The report describes the Boeing officials as “extraordinarily reluctant to acknowledge any missteps or mistakes” and Bahrami as “unphased by many of the revelations that have deeply disturbed many aviation experts and engineers about the MAX.”

Bahrami told investigators when he was interviewed in December that he could not recall any conversations with Boeing about the Max in the period between the two crashes and that he was unaware of an FAA analysis concluding that the jet would continue to crash.

“It was surprising to the Committee that Mr. Bahrami appeared to be largely disengaged from the aftermath and repercussions of the Lion Air accident,” the investigators wrote, referring to the Oct. 29, 2018, crash of a Max into the Java Sea off the coast of Indonesia that killed all eight crew members and 181 passengers on board.

Teal told investigators that while he didn’t know some of the details of how the MCAS software worked, “he relied on the advice of the engineers on the MAX program.”

The report also identified multiple incidents in which Boeing employees granted special authority by the FAA to represent the agency’s interests and ensure that the 737 Max’s systems and designs are compliant with regulations failed to disclose critical information that could have made the 737 Max safer.

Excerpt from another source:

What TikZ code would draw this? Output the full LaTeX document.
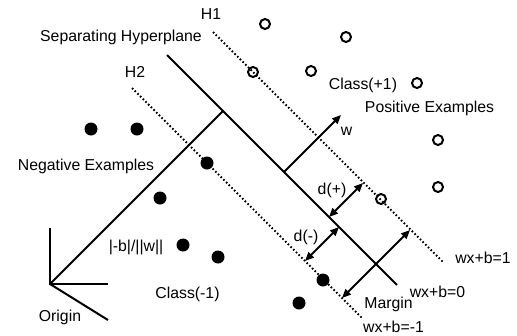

It said the employees raised concerns internally that were never relayed to the FAA.

In June 2016, one of the employees was worried about MCAS countering the pilot’s commands during a test flight and the potential for faulty sensor data to cause problems with the system. The employee’s colleagues “discounted” the concerns, according to the report. But problems with the connection between the sensors and MCAS have been identified as a major factor in the two crashes.

Similarly, internal Boeing documents regularly referred to the test pilot’s delay of more than 10 seconds in responding to MCAS in a flight simulator, but the finding was not disseminated more widely.

“The Committee has found no evidence that Boeing shared this information with the FAA, its customers, or 737 MAX pilots and Boeing has confirmed to the Committee that it found no record showing it shared any of these MCAS Coordination Sheets with the FAA because they were not required to do so,” according to the report.

The relationship between Boeing and its overseers at the FAA has been a particular focus for lawmakers, and there are signs that it continues to be troubled. Employees in the FAA’s safety branch surveyed by an agency contractor said they continued to feel under pressure to meet the demands of Boeing and other companies, and said that too little had been done to impose internal accountability for the Max crashes.

“One reason people distrust upper management is because of communications from leadership that ‘our processes are fine,’ even after 340-plus people died,” an employee said during a focus group.

The Senate legislation would give the FAA greater say over which Boeing employees are empowered to act on its behalf.